» Exercise input
═══
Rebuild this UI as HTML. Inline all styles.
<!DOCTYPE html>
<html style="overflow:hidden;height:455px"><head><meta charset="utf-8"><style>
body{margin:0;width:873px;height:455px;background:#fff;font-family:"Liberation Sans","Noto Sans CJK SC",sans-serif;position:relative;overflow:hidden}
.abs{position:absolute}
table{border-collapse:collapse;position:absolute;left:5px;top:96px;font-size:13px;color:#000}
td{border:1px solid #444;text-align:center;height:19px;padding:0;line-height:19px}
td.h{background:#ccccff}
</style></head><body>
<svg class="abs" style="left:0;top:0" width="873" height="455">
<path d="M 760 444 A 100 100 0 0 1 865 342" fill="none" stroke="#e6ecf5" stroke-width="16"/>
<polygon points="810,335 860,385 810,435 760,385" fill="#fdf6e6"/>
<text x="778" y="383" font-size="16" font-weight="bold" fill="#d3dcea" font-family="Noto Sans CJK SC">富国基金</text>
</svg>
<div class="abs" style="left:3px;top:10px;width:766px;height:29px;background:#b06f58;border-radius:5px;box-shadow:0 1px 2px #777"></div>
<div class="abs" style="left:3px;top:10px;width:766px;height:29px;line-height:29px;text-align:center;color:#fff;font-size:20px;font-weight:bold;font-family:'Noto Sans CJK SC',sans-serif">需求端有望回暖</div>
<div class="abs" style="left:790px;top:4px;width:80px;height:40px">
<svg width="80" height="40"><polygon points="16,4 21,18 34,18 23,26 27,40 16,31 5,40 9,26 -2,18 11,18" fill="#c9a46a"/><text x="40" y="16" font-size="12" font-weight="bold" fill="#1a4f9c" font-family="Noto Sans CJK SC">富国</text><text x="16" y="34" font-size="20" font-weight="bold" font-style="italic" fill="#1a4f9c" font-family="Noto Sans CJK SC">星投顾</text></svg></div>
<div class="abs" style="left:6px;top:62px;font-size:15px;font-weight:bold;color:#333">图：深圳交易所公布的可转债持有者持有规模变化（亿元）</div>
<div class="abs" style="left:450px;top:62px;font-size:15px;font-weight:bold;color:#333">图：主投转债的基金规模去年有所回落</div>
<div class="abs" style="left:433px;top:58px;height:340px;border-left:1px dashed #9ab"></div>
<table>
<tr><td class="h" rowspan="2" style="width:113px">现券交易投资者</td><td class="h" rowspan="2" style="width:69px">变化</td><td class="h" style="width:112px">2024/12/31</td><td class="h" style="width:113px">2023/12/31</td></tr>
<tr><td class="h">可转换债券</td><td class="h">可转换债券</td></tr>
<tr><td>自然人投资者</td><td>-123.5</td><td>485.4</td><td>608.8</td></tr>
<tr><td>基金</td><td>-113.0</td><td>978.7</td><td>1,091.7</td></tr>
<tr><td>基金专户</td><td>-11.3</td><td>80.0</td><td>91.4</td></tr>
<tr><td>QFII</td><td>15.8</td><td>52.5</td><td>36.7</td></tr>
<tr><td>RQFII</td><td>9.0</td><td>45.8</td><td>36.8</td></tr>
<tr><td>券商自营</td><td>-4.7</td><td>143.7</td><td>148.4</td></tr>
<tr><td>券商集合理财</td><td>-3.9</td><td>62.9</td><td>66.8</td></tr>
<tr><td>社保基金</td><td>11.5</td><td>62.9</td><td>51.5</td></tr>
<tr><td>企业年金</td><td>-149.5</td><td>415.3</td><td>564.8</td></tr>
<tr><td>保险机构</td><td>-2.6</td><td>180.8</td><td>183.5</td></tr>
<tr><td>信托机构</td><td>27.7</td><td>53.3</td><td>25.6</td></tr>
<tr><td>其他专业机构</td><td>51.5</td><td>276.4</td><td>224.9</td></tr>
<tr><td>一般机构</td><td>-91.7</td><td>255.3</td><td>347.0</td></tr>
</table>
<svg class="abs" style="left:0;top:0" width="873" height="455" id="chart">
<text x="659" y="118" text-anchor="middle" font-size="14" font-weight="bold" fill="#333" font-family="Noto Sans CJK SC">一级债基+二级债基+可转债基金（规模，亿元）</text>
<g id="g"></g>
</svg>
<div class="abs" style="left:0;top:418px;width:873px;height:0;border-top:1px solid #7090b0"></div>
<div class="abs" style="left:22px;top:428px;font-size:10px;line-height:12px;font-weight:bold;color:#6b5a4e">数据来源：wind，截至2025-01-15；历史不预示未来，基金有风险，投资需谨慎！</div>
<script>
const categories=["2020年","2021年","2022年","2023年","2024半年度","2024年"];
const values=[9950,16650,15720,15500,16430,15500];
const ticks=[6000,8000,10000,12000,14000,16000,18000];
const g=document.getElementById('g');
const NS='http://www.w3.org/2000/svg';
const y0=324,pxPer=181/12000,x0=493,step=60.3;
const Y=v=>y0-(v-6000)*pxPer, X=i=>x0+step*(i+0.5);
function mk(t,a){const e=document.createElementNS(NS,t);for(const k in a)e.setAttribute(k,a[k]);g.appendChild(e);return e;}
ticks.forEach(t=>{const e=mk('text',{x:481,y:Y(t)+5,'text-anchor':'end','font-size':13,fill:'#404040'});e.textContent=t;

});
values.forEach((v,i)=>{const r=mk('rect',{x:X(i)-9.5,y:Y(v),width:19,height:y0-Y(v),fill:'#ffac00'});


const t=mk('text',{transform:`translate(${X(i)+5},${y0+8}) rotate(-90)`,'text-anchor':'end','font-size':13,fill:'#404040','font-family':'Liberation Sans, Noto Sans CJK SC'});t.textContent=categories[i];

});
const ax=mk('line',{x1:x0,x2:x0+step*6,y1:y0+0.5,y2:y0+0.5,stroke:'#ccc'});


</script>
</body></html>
═══
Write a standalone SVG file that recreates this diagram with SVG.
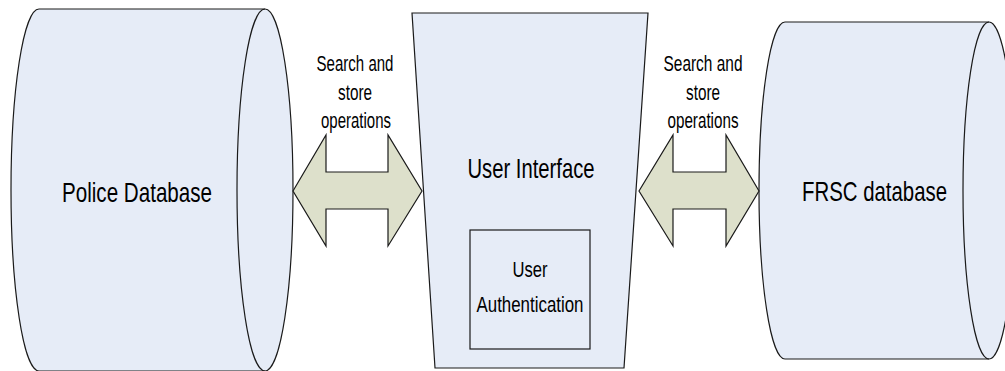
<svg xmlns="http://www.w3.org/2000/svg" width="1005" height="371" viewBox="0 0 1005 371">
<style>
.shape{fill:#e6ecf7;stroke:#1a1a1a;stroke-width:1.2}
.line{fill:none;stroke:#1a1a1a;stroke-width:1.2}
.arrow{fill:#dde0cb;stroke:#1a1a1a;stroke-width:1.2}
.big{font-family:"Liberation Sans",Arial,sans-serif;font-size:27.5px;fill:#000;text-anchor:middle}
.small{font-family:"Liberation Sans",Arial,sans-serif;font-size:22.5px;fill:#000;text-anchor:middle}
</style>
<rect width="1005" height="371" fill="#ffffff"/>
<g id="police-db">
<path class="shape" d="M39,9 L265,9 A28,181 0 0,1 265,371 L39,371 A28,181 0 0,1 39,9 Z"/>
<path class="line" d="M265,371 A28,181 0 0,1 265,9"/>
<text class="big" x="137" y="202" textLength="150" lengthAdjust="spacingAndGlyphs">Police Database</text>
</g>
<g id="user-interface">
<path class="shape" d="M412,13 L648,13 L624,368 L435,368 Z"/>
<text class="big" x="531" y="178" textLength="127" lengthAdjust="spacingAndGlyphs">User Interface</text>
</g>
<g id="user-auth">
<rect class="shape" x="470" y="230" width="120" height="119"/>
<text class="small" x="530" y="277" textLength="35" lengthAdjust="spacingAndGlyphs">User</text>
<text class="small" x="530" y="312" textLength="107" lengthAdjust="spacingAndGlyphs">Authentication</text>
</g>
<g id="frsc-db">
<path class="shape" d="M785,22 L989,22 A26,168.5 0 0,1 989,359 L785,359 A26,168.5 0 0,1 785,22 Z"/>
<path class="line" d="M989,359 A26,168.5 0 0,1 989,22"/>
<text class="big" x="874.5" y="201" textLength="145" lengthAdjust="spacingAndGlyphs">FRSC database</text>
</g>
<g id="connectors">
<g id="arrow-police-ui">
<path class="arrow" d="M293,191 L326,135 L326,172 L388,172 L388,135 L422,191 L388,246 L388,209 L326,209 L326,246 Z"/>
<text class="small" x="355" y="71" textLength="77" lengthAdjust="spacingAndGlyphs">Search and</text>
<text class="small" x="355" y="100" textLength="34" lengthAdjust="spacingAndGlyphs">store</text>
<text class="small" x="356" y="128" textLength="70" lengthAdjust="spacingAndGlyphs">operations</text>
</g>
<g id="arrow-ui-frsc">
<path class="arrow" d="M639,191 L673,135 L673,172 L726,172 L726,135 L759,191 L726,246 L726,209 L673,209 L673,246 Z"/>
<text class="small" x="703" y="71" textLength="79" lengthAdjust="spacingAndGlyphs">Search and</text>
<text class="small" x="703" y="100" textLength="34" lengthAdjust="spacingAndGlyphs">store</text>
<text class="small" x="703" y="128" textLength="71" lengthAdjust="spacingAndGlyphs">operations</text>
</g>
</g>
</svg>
═══
» Exercise aim
State how many lines in the entries above include the word "this"; reply with the number alone.

» Reply to the task
2